Poverty in the 19th century countryside led to unrest and the Swing Riots across Britain and the Tolpuddle Martyrs led to the formation of the first union. In the cities the Peterloo Massacre led to some reforms. Frederich Engels and Karl Marx amassed data and statistics in Manchester expecting the working people to rise up. They did not in part due to local government and the civic responsibilities that lifted the poor out of chronic poverty. Rising industrial powers in Europe and America caused another economic depression in the 1870s led to another wave of emigration.
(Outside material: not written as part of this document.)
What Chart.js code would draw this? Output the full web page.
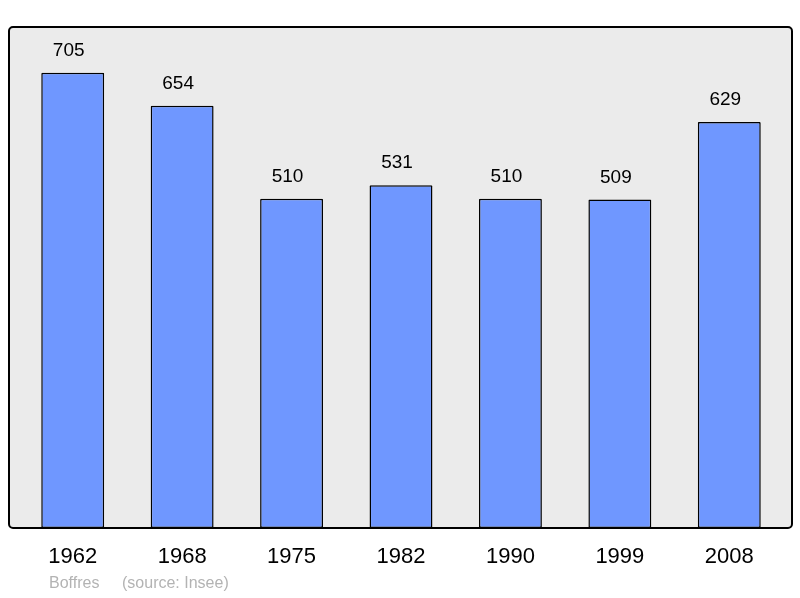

First broadcast 3 August 2012

==Episode eight: Modern Britain==
20th century and Britain as the first industrial nation was the first under increasing world competition to begin deindustrialising with closures of ship yards and other heavy industries leading to strikes and unrest from women such as Mary Macarthur who led the chainmakers strike. The First World War and Britain lost a million men and no part of the country was left untouched and huge war debts and unemployment led to the depression. The Second World War contributed to further decline as the empire began to break up through the 1950s and 1960s. A shortage of labour led to an influx of half a million migrants from the Caribbean and Africa. A multicultural society began to grow that in the old lands of Scotland, Wales, and Cornwall a revival of old languages has been rekindled. Wood speculates that it has been Britain's ability to change and embrace modern technologies that will enable the British people to move forward.